A lot of earnings results from multinational corporations revealed improving growth in the international markets, including Asia and, surprisingly, Europe. But one company just reported the reverse and its first-quarter numbers were excellent based on strong domestic demand for its products.
Cummins Inc. (CMI) hit it out of the park with a 25% comparative gain in North American sales, while the company’s international sales were basically flat. Diluted earnings per share grew 23% in the first quarter of 2014; the company bought back three million of its own shares.
The company increased its full-year guidance based on improving domestic demand, and the stock soared on the news.
Citing lower demand for power generation and mining equipment, particularly in India and Australia, the weakness was offset by strong demand for engines (sales up 11% to $2.6 billion) and components (sales up 21% to $1.2 billion) in North America and to a lesser extent in Europe and China.
The company expects full-year 2014 sales to grow by six to 10% over 2013. This is new guidance, up from the previous expectation of sales growth between four and eight percent, based on improving North American demand.
A number of Street analysts boosted their earnings expectations for Cummins for 2015; the bottom line is expected to grow a little more than 20% (currently 17% for this year over 2013). That is very strong earnings growth for a $28.0-billion company in a mature industry.
Cummins’ 10-year stock chart is featured below:
Every company and industry has its own particular set of circumstances, but it’s material what large manufacturing corporations say about domestic business conditions, even if you aren’t interested in the stock.
Cummins figures it will gain further market share this year in the medium-duty truck market, with growth in engines and component sales, which currently represent 58% and 28% of total sales, respectively.
The company also says that sales of its emissions-related products will continue to improve as regulations tighten, particularly in Europe.
As part of Cummins’ business plan, it is buying up partially owned North American distributors; this should increase future margins quite significantly.

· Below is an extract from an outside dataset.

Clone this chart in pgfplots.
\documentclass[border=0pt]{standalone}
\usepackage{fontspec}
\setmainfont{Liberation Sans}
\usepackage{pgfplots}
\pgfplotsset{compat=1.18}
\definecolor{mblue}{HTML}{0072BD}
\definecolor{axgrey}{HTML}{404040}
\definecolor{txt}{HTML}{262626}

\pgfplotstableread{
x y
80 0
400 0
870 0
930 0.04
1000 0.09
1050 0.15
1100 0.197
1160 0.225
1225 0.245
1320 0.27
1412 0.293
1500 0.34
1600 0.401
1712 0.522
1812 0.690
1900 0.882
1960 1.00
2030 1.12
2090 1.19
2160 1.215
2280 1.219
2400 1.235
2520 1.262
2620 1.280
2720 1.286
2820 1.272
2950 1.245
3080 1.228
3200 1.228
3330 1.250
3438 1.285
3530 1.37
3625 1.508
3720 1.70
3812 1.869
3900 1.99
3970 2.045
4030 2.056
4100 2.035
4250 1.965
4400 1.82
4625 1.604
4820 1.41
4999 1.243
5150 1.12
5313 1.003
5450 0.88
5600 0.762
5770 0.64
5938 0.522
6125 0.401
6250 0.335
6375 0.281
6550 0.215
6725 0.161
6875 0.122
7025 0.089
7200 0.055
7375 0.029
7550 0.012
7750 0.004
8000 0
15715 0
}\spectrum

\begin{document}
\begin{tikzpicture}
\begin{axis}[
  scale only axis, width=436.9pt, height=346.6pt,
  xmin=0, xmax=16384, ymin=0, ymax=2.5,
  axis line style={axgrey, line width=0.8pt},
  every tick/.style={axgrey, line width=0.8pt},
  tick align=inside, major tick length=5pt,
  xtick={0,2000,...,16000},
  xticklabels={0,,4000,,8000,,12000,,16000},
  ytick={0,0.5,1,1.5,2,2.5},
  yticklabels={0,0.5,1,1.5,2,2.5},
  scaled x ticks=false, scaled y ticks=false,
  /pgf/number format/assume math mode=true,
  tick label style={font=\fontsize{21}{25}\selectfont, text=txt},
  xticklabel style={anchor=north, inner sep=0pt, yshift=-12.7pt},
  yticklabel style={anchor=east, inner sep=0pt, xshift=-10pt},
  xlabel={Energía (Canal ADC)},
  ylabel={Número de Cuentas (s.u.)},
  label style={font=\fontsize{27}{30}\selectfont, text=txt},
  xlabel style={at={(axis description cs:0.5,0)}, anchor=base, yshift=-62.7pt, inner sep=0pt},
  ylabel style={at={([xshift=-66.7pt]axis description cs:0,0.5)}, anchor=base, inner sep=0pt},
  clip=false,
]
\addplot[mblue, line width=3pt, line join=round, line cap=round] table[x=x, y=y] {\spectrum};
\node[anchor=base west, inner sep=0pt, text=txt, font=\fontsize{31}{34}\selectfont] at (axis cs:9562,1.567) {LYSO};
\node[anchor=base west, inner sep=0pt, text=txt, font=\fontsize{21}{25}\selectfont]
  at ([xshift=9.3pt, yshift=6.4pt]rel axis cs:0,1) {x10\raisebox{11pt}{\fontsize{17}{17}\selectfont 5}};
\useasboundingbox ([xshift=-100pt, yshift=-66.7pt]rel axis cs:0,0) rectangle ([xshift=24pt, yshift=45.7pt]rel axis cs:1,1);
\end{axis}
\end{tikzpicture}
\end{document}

Management is less enthusiastic about business conditions overseas, while also noting that mining industry markets continue to experience weakness with further deterioration expected this year. (See “Why I’d Stay Away From These Three Heavily Touted Stocks.”)
While all corporate reporting has to be taken with a grain of salt, the numbers and outlooks presented by brand-name businesses are typically genuine.
As an equity investor, what companies report about their businesses is the most material news of all, and it’s valuable in terms of shaping your own market view.
There is momentum in the domestic market, but it’s still at the corporate level in the sense that rising earnings, share repurchases, and dividends have yet to create much wealth in the Main Street economy.
When a diesel engine manufacturing company like Cummins says business conditions are getting stronger in the domestic market, that’s good news, and its business forecast is just one small factor helping to mitigate the probability of a recession this year.